Processing Texts: Making Documents Machine Readable

As planned, I have spent the greater part of the day organizing the approximately 2,000 freedom petition photographs I took at the National Archives into a coherent filing system, organized by term, category of filing, and case number and documenting the image numbers in the spreadsheet I maintained as I was photographing. I think I am a little over half done with this process.

Though I still have about an hour and a half left to dedicate to the D.C. courts project today, I am turning my attention to my other project–Locating Lord Greystoke. Right now we are in the process of building two corpuses of texts–one that is large, inclusive, and will be used in our text analysis efforts, and and a second smaller one of key documents that will be featured on the project’s website.

The document that I am working with now has been reviewed by the project leader, historian Jeannette Jones, who has pulled out selected passages from the text and made note of the people, places, and concepts she wants to be called out on the website. An undergraduate student also working on the project has already run the document through an OCR program, the output of which I will mark up in TEI. The notes on the document prepared by Dr. Jones indicate what will make it into the <profileDesc> tag in the TEI header, which items she wants to appear in the site’s Encyclopedia and thus need to be encoded in the text, and which places are going to appear as mapping points for this particular document. At the moment, the website’s documents are indexed in Solr and transformed by Cocoon, but we are looking into migrating over to a different framework in the very near future.

You can  view a draft of this process in action at the project’s website, where we have set up a proof of concept using minimal documents and our first pass at the project’s mapping interface.

sdafd
A look at my screen: Dr. Jones’ notes; Oxygen, which I use to encode the XML document; and the Google Spreadsheet that is serving as a working bibliography of our project documents.

Managing Collaboration

One of the projects that I am working on is a collaborative effort with scholars at another university–Jennifer Guiliano and Trevor Muñoz at the Maryland Institute for Technology in the Humanities at the University of Maryland. Because there are over a dozen people (located in various places) involved in the project, we have turned to the project management tool Basecamp to help organize our discussions and work plans.

Basecamp's Interface
Basecamp’s Interface

Thus far it has proven to be a valuable tool to keep project participants on the same page, though I am definitely interested in methods or tools used by fellow project managers in the Digital Humanities.

A Day of DH Begins. Or, How Every Day is DH Day.

Today I step off of the sidelines and into the game. After observing last year’s #DayOfDH from afar and blogging about it on my own blog,  I decided to join in in an official capacity this year.

I am a historian by training , and while I do work in an academic setting, my career path is very much alt-ac.
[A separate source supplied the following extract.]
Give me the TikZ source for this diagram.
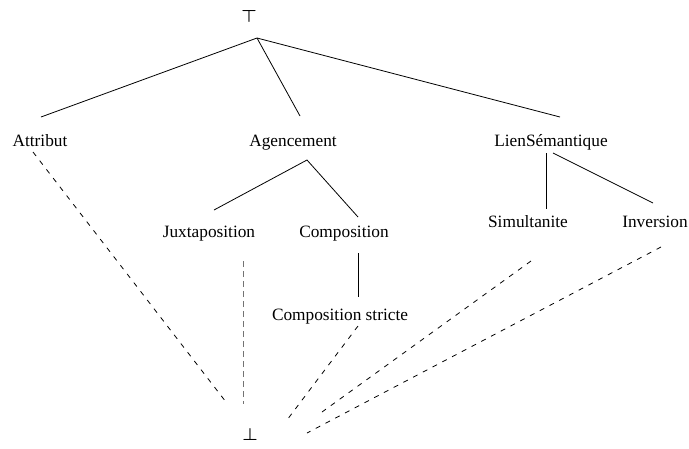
\documentclass[tikz,border=0pt]{standalone}
\usepackage{fontspec}
\usepackage{bm}
\setmainfont{Liberation Serif}
\usetikzlibrary{positioning}

\begin{document}
\begin{tikzpicture}[x=1pt,y=-1pt,line width=0.8pt,
  every node/.style={inner sep=0pt,anchor=base,font=\fontsize{17.3pt}{20pt}\selectfont},
  bound/.style={anchor=center},
  dashline/.style={dash pattern=on 5pt off 6pt},
  grayline/.style={black!55,dash pattern=on 6pt off 4pt}]
\useasboundingbox (0,0) rectangle (689,448);
% sommets
\node[bound] (top) at (249,16) {$\bm\top$};
\node[bound] (bot) at (250,434) {$\bm\bot$};
\path (257,38) coordinate (apex);
% premier niveau
\node (attribut) at (40,146) {Attribut};
\node (agencement) at (293,146) {Agencement};
\node (lien) at (551,146) {LienSémantique};
% second niveau
\node (juxta) at (209,237) {Juxtaposition};
\node (compo) at (344,237) {Composition};
\node (simul) at (528,227) {Simultanite};
\node (inv) at (655,227) {Inversion};
\node (compstr) at (340,320) {Composition stricte};
% hierarchie
\draw (apex) -- ([shift={(1,-29)}]attribut.base);
\draw (apex) -- ([shift={(7,-30)}]agencement.base);
\draw (apex) -- ([shift={(9,-29)}]lien.base);
\draw ([shift={(5,-27)}]juxta.base) -- ([shift={(14,14)}]agencement.base)
      -- ([shift={(14,-20)}]compo.base);
\draw ([shift={(14,16)}]compo.base) -- ([shift={(18,-23)}]compstr.base);
\draw ([shift={(-5,7)}]lien.base) -- ([shift={(18,-18)}]simul.base);
\draw ([shift={(2,7)}]lien.base) -- ([shift={(-2,-24)}]inv.base);
% vers le bas
\draw[dashline] ([shift={(-7,6)}]attribut.base) -- ([shift={(-24,-32)}]bot.center);
\draw[grayline] ([shift={(34,24)}]juxta.base) -- ([shift={(-7,-30)}]bot.center);
\draw[dashline] ([shift={(18,6)}]compstr.base) -- ([shift={(37,-14)}]bot.center);
\draw[dashline] ([shift={(3,34)}]simul.base) -- ([shift={(72,-22)}]bot.center);
\draw[dashline] ([shift={(6,20)}]inv.base) -- ([shift={(57,-1)}]bot.center);
\end{tikzpicture}
\end{document}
Upon graduating with my Master’s Degree from the University of Nebraska-Lincoln in 2012, I was lucky enough to be brought onto a digital history project by William G. Thomas III looking into the history of and implications of petitions for freedom filed by an enslaved woman, Mima Queen, and various other members of her family. The project has since been funded by a Collaborative Research Grant from the National Endowment for the Humanities and has evolved into a larger project looking into the family networks and legal questions found in the records of the Circuit Court for the District of Columbia in the early- to mid-nineteenth century. About a year later, I was also brought in by Jeannette Jones as project manager for her work, Locating Lord Greystoke: U.S. Empire, Race, and the African Question, 1847-1919. The project explores the ways in which the United States understood and participated in the partition of Africa by European powers using  mapping and textual analysis.

My day-to-day work for each project differs, but usually involves a bit of document transcription, TEI encoding, e-mail exchanges or brief meetings with project members, and if I’m lucky, a bit of web design. I do not have an office of my own, so I rotate between the computer lab in the History Department (where the faculty members I work for are) and the Center for Digital Research in the Humanities at the library (where the projects’ tech staff is and where my paychecks come from).

IMG_5532
My workspace in the History Department.

Today I will be working in the History Department, where most of my time will be devoted to finishing up the organization of photographs of freedom petitions I took on research trip to the National Archives last week. I also need to finish preparing for the Mapping Lab I will be leading tomorrow at the DH Bootcamp @ UNL. Later this week, I also have  the Nebraska Forum on Digital Humanities 2014 to attend. Quite a week ahead for DH.

Today's workspace.
Today’s workspace. All the photos are on my MacBook, which looks hilariously tiny next to the iMac I usually use.